The St. Louis Cathedral prides itself on being the oldest continuously active cathedral in the United States. It’s not the prettiest, though— the outside is all right, but the rather staid interior wouldn’t give even a minor European church a run for its money. Still, history and spirituality seep from within, so it’s worth a look—if you’re lucky, you may catch a choir practice. Volunteer docents, available most weekdays, are full of fun facts about the windows and murals and how the building nearly collapsed once from water-table sinkage. Note the sloping floor: Clever architectural design somehow keeps the building upright even as it continues to sink. Outside, a statue and plaque mark the visit by Pope John Paul II in 1987.

The cathedral formed the center of the original settlement, and remains the French Quarter’s central landmark.
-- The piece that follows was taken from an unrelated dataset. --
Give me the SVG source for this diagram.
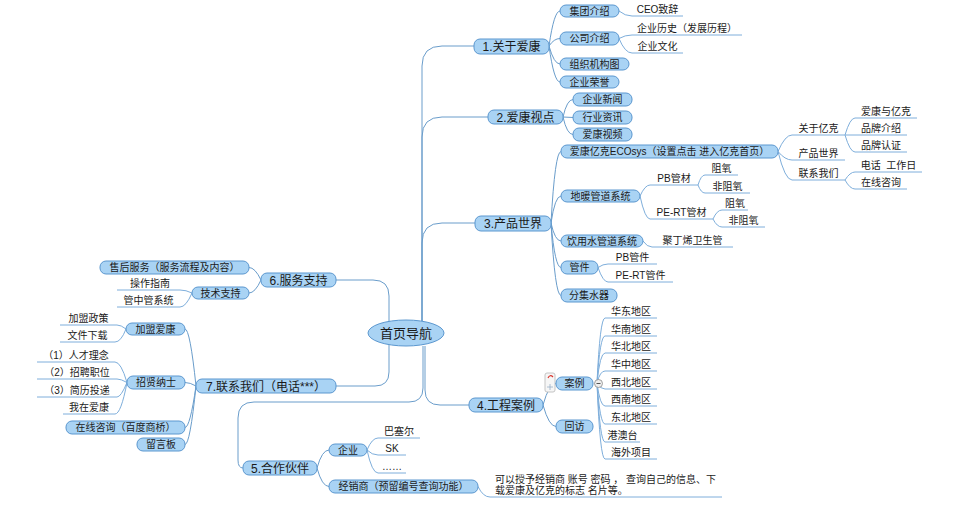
<svg xmlns="http://www.w3.org/2000/svg" width="960" height="506" viewBox="0 0 960 506">
<style>
text{font-family:"Liberation Sans","Noto Sans CJK SC",sans-serif;fill:#1a1a1a}
.m{fill:#a9d3f4;stroke:#5b97cf;stroke-width:1}
.s{fill:#a9d3f4;stroke:#5b97cf;stroke-width:1}
.t13{font-size:13px;text-anchor:middle}
.t12{font-size:12px;text-anchor:middle}
.t10{font-size:10px;text-anchor:middle}
.l10{font-size:10px}
.c{fill:none;stroke:#6a9dcb;stroke-width:1}
.u{fill:none;stroke:#7eaedb;stroke-width:1}
</style>
<rect width="960" height="506" fill="#ffffff"/>
<g id="connectors">
<!-- center to main -->
<path class="c" d="M422,321 L422,66 Q422,46 442,46 L474,46"/>
<path class="c" d="M422,321 L422,137 Q422,117 442,117 L488,117"/>
<path class="c" d="M422,321 L422,243 Q422,223 442,223 L475,223"/>
<path class="c" d="M425,346 L425,390 Q425,405 440,405 L469,405"/>
<path class="c" d="M423,346 L423,388 Q423,402 409,402 L254,402 Q238,402 238,418 L238,460 Q238,468 243,468"/>
<path class="c" d="M389,322 L389,296 Q389,280 373,280 L336,280"/>
<path class="c" d="M389,345 L389,372 Q389,386 375,386 L336,386"/>
<!-- 1 kids -->
<path class="c" d="M549,46 Q554,11 560,11"/>
<path class="c" d="M549,46 Q554,38.5 560,38.5"/>
<path class="c" d="M549,46 Q554,64 560,64"/>
<path class="c" d="M549,46 Q554,82 560,82"/>
<path class="u" d="M619,11 Q625,16 632,16 L683,16"/>
<path class="u" d="M619,38.5 Q625,35 632,35 L742,35"/>
<path class="u" d="M619,38.5 Q625,53 632,53 L683,53"/>
<!-- 2 kids -->
<path class="c" d="M563,117 Q567,99.5 573,99.5"/>
<path class="c" d="M563,117 L573,117.5"/>
<path class="c" d="M563,117 Q567,134.5 573,134.5"/>
<!-- 3 kids -->
<path class="c" d="M551,223 Q555,151.5 561,151.5"/>
<path class="c" d="M551,223 Q555,196 561,196"/>
<path class="c" d="M551,223 Q555,241 561,241"/>
<path class="c" d="M551,223 Q555,267.5 561,267.5"/>
<path class="c" d="M551,223 Q555,295.5 561,295.5"/>
<path class="u" d="M778,151.5 Q785,135 792,135 L845,135"/>
<path class="u" d="M778,151.5 Q785,160 792,160 L845,160"/>
<path class="u" d="M778,151.5 Q785,180 792,180 L845,180"/>
<path class="u" d="M845,135 Q850,118 855,118 L917,118"/>
<path class="u" d="M845,135 L907,135"/>
<path class="u" d="M845,135 Q850,152 855,152 L907,152"/>
<path class="u" d="M845,180 Q850,172 855,172 L922,172"/>
<path class="u" d="M845,180 Q850,189 855,189 L907,189"/>
<path class="u" d="M640,196 Q645,185 650,185 L698,185"/>
<path class="u" d="M640,196 Q645,219 650,219 L713,219"/>
<path class="u" d="M698,185 Q701,175 705,175 L738,175"/>
<path class="u" d="M698,185 Q701,193 705,193 L750,193"/>
<path class="u" d="M713,219 Q717,210 722,210 L748,210"/>
<path class="u" d="M713,219 Q717,227 722,227 L765,227"/>
<path class="u" d="M643,241 Q647,247 652,247 L733,247"/>
<path class="u" d="M598,267.5 Q603,264 608,264 L657,264"/>
<path class="u" d="M598,267.5 Q603,282 608,282 L673,282"/>
<!-- 4 kids -->
<path class="c" d="M543,405 Q549,383.5 556,383.5"/>
<path class="c" d="M543,405 Q549,426.5 556,426.5"/>
<path class="u" d="M597,383 Q600,318 605,318 L657,318"/>
<path class="u" d="M597,383 Q600,336 605,336 L657,336"/>
<path class="u" d="M597,383 Q600,353 605,353 L657,353"/>
<path class="u" d="M597,383 Q600,371 605,371 L657,371"/>
<path class="u" d="M597,383 Q600,389 605,389 L657,389"/>
<path class="u" d="M597,383 Q600,406 605,406 L657,406"/>
<path class="u" d="M597,383 Q600,424 605,424 L657,424"/>
<path class="u" d="M597,383 Q600,442 605,442 L640,442"/>
<path class="u" d="M597,383 Q600,459 605,459 L657,459"/>
<!-- 5 kids -->
<path class="c" d="M317,468 Q322,450 329,450"/>
<path class="c" d="M317,468 Q322,486.5 329,486.5"/>
<path class="u" d="M367,450 Q372,438 378,438 L420,438"/>
<path class="u" d="M367,450 Q372,455 378,455 L406,455"/>
<path class="u" d="M367,450 Q372,473 378,473 L406,473"/>
<path class="u" d="M478,486.5 Q483,497 490,497 L722,497"/>
<!-- 6 kids -->
<path class="c" d="M261,280 Q255,267.5 249,267.5"/>
<path class="c" d="M261,280 Q255,293 249,293"/>
<path class="u" d="M192,293 Q186,290 180,290 L117,290"/>
<path class="u" d="M192,293 Q186,307 180,307 L117,307"/>
<!-- 7 kids -->
<path class="c" d="M196,386 Q190,329 185,329"/>
<path class="c" d="M196,386 Q190,382.5 185,382.5"/>
<path class="c" d="M196,386 Q190,427.5 185,427.5"/>
<path class="c" d="M196,386 Q190,444.5 185,444.5"/>
<path class="u" d="M126,329 Q121,325 117,325 L60,325"/>
<path class="u" d="M126,329 Q121,342 115,342 L60,342"/>
<path class="u" d="M127,382.5 Q121,362 115,362 L37,362"/>
<path class="u" d="M127,382.5 Q121,379 117,379 L37,379"/>
<path class="u" d="M127,382.5 Q121,397 117,397 L37,397"/>
<path class="u" d="M127,382.5 Q121,414 115,414 L63,414"/>
</g>

<g id="center">
<ellipse cx="406" cy="333" rx="38" ry="13" class="m"/>
<text x="406" y="338" class="t13">首页导航</text>
</g>

<g id="n1">
<rect x="474" y="39" width="75" height="15" rx="6" class="m"/>
<text x="511.5" y="51" class="t12">1.关于爱康</text>
</g>
<g id="n1-1"><rect x="560" y="5" width="59" height="12" rx="6" class="s"/><text x="589.5" y="14.5" class="t10">集团介绍</text></g>
<g id="n1-1-1"><text x="657.5" y="13" class="t10">CEO致辞</text></g>
<g id="n1-2"><rect x="560" y="32" width="59" height="13" rx="6" class="s"/><text x="589.5" y="42" class="t10">公司介绍</text></g>
<g id="n1-2-1"><text x="687" y="32" class="t10">企业历史（发展历程）</text></g>
<g id="n1-2-2"><text x="657.5" y="50" class="t10">企业文化</text></g>
<g id="n1-3"><rect x="560" y="58" width="69" height="12" rx="6" class="s"/><text x="594.5" y="67.5" class="t10">组织机构图</text></g>
<g id="n1-4"><rect x="560" y="76" width="59" height="12" rx="6" class="s"/><text x="589.5" y="85.5" class="t10">企业荣誉</text></g>

<g id="n2">
<rect x="488" y="110" width="75" height="14" rx="6" class="m"/>
<text x="525.5" y="121.5" class="t12">2.爱康视点</text>
</g>
<g id="n2-1"><rect x="573" y="93" width="59" height="13" rx="6" class="s"/><text x="602.5" y="103" class="t10">企业新闻</text></g>
<g id="n2-2"><rect x="573" y="111" width="59" height="13" rx="6" class="s"/><text x="602.5" y="121" class="t10">行业资讯</text></g>
<g id="n2-3"><rect x="573" y="128" width="59" height="13" rx="6" class="s"/><text x="602.5" y="138" class="t10">爱康视频</text></g>

<g id="n3">
<rect x="475" y="216" width="76" height="15" rx="6" class="m"/>
<text x="513" y="228" class="t12">3.产品世界</text>
</g>
<g id="n3-1"><rect x="561" y="145" width="217" height="13" rx="6" class="s"/><text x="669.5" y="155" class="t10">爱康亿克ECOsys（设置点击 进入亿克首页）</text></g>
<g id="n3-1-1"><text x="818.5" y="132" class="t10">关于亿克</text></g>
<g id="n3-1-1-1"><text x="886" y="115" class="t10">爱康与亿克</text></g>
<g id="n3-1-1-2"><text x="881" y="132" class="t10">品牌介绍</text></g>
<g id="n3-1-1-3"><text x="881" y="149" class="t10">品牌认证</text></g>
<g id="n3-1-2"><text x="818.5" y="157" class="t10">产品世界</text></g>
<g id="n3-1-3"><text x="818.5" y="177" class="t10">联系我们</text></g>
<g id="n3-1-3-1"><text x="888.5" y="169" class="t10" xml:space="preserve">电话  工作日</text></g>
<g id="n3-1-3-2"><text x="881" y="186" class="t10">在线咨询</text></g>
<g id="n3-2"><rect x="561" y="190" width="79" height="12" rx="6" class="s"/><text x="600.5" y="199.5" class="t10">地暖管道系统</text></g>
<g id="n3-2-1"><text x="674" y="182" class="t10">PB管材</text></g>
<g id="n3-2-1-1"><text x="721.5" y="172" class="t10">阻氧</text></g>
<g id="n3-2-1-2"><text x="727.5" y="190" class="t10">非阻氧</text></g>
<g id="n3-2-2"><text x="681.5" y="216" class="t10">PE-RT管材</text></g>
<g id="n3-2-2-1"><text x="735" y="207" class="t10">阻氧</text></g>
<g id="n3-2-2-2"><text x="743.5" y="224" class="t10">非阻氧</text></g>
<g id="n3-3"><rect x="561" y="235" width="82" height="12" rx="6" class="s"/><text x="602" y="244.5" class="t10">饮用水管道系统</text></g>
<g id="n3-3-1"><text x="692.5" y="244" class="t10">聚丁烯卫生管</text></g>
<g id="n3-4"><rect x="561" y="261" width="37" height="13" rx="6" class="s"/><text x="579.5" y="271" class="t10">管件</text></g>
<g id="n3-4-1"><text x="632.5" y="261" class="t10">PB管件</text></g>
<g id="n3-4-2"><text x="640.5" y="279" class="t10">PE-RT管件</text></g>
<g id="n3-5"><rect x="561" y="289" width="56" height="13" rx="6" class="s"/><text x="589" y="299" class="t10">分集水器</text></g>

<g id="n4">
<rect x="469" y="398" width="74" height="14" rx="6" class="m"/>
<text x="506" y="409.5" class="t12">4.工程案例</text>
</g>
<g id="n4-1">
<rect x="545" y="373" width="10" height="19" rx="2" fill="#f6f6f6" stroke="#c4c4c4"/>
<path d="M548,378 Q550,374 553,377" fill="none" stroke="#d9342b" stroke-width="1.2"/>
<path d="M550,384 L550,390 M547,387 L553,387" fill="none" stroke="#9ab0c8" stroke-width="0.8"/>
<rect x="556" y="377" width="37" height="13" rx="6" class="s"/><text x="574.5" y="387" class="t10">案例</text>
<circle cx="598.5" cy="383.5" r="4" fill="#eeeeee" stroke="#8a8a8a" stroke-width="0.8"/>
<path d="M596.5,383.5 L600.5,383.5" stroke="#555" stroke-width="1"/>
</g>
<g id="n4-1-1"><text x="631" y="315" class="t10">华东地区</text></g>
<g id="n4-1-2"><text x="631" y="333" class="t10">华南地区</text></g>
<g id="n4-1-3"><text x="631" y="350" class="t10">华北地区</text></g>
<g id="n4-1-4"><text x="631" y="368" class="t10">华中地区</text></g>
<g id="n4-1-5"><text x="631" y="386" class="t10">西北地区</text></g>
<g id="n4-1-6"><text x="631" y="403" class="t10">西南地区</text></g>
<g id="n4-1-7"><text x="631" y="421" class="t10">东北地区</text></g>
<g id="n4-1-8"><text x="622.5" y="439" class="t10">港澳台</text></g>
<g id="n4-1-9"><text x="631" y="456" class="t10">海外项目</text></g>
<g id="n4-2"><rect x="556" y="420" width="37" height="13" rx="6" class="s"/><text x="574.5" y="430" class="t10">回访</text></g>

<g id="n5">
<rect x="243" y="461" width="74" height="14" rx="6" class="m"/>
<text x="280" y="472.5" class="t12">5.合作伙伴</text>
</g>
<g id="n5-1"><rect x="329" y="444" width="38" height="12" rx="6" class="s"/><text x="348" y="453.5" class="t10">企业</text></g>
<g id="n5-1-1"><text x="399" y="435" class="t10">巴塞尔</text></g>
<g id="n5-1-2"><text x="392" y="452" class="t10">SK</text></g>
<g id="n5-1-3"><text x="392" y="470" class="t10">……</text></g>
<g id="n5-2"><rect x="329" y="480" width="149" height="13" rx="6" class="s"/><text x="403.5" y="490" class="t10">经销商（预留编号查询功能）</text></g>
<g id="n5-2-1">
<text x="495" y="483" class="l10">可以授予经销商 账号 密码 ， 查询自己的信息、下</text>
<text x="495" y="494" class="l10">载爱康及亿克的标志 名片等。</text>
</g>

<g id="n6">
<rect x="261" y="273" width="75" height="14" rx="6" class="m"/>
<text x="298.5" y="284.5" class="t12">6.服务支持</text>
</g>
<g id="n6-1"><rect x="100" y="261" width="149" height="13" rx="6" class="s"/><text x="174.5" y="271" class="t10">售后服务（服务流程及内容）</text></g>
<g id="n6-2"><rect x="192" y="287" width="57" height="12" rx="6" class="s"/><text x="220.5" y="296.5" class="t10">技术支持</text></g>
<g id="n6-2-1"><text x="150" y="287" class="t10">操作指南</text></g>
<g id="n6-2-2"><text x="148.5" y="304" class="t10">管中管系统</text></g>

<g id="n7">
<rect x="196" y="379" width="140" height="14" rx="6" class="m"/>
<text x="266" y="390.5" class="t12">7.联系我们（电话***）</text>
</g>
<g id="n7-1"><rect x="126" y="323" width="59" height="12" rx="6" class="s"/><text x="155.5" y="332.5" class="t10">加盟爱康</text></g>
<g id="n7-1-1"><text x="88.5" y="322" class="t10">加盟政策</text></g>
<g id="n7-1-2"><text x="87.5" y="339" class="t10">文件下载</text></g>
<g id="n7-2"><rect x="127" y="376" width="58" height="13" rx="6" class="s"/><text x="156" y="386" class="t10">招贤纳士</text></g>
<g id="n7-2-1"><text x="76" y="359" class="t10">（1）人才理念</text></g>
<g id="n7-2-2"><text x="77" y="376" class="t10">（2）招聘职位</text></g>
<g id="n7-2-3"><text x="77" y="394" class="t10">（3）简历投递</text></g>
<g id="n7-2-4"><text x="89" y="411" class="t10">我在爱康</text></g>
<g id="n7-3"><rect x="66" y="421" width="119" height="13" rx="6" class="s"/><text x="125.5" y="431" class="t10">在线咨询（百度商桥）</text></g>
<g id="n7-4"><rect x="137" y="438" width="48" height="13" rx="6" class="s"/><text x="161" y="448" class="t10">留言板</text></g>
</svg>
This is the third building to stand on this spot. A hurricane destroyed the first in 1722. On Good Friday 1788, its bells were kept silent for religious reasons (or wind, some say) rather than ringing out the alarm for a fire—which eventually burned down the cathedral and 850 other buildings. It was rebuilt in 1794 and remodeled and enlarged between 1845 and 1851. The structure’s bricks were taken from the original town cemetery and covered with stucco to protect the mortar from dampness. That issue arose again during Katrina, which caused a leaky roof to ruin the $1-million organ (it’s been rebuilt and returned). Outside in back, two magnificent, ancient live oaks fell, narrowly missing a statue of Jesus. His thumbs were amputated, however, and Archbishop Hughes, in his first post-Katrina sermon in the cathedral, vowed not to replace them until all of New Orleans is healed. The dramatically lit statue makes a resplendent, if somewhat eerie, nighttime silhouette. Well, we think so; others call it “Touchdown Jesus”—do make a point to walk by at night to see why.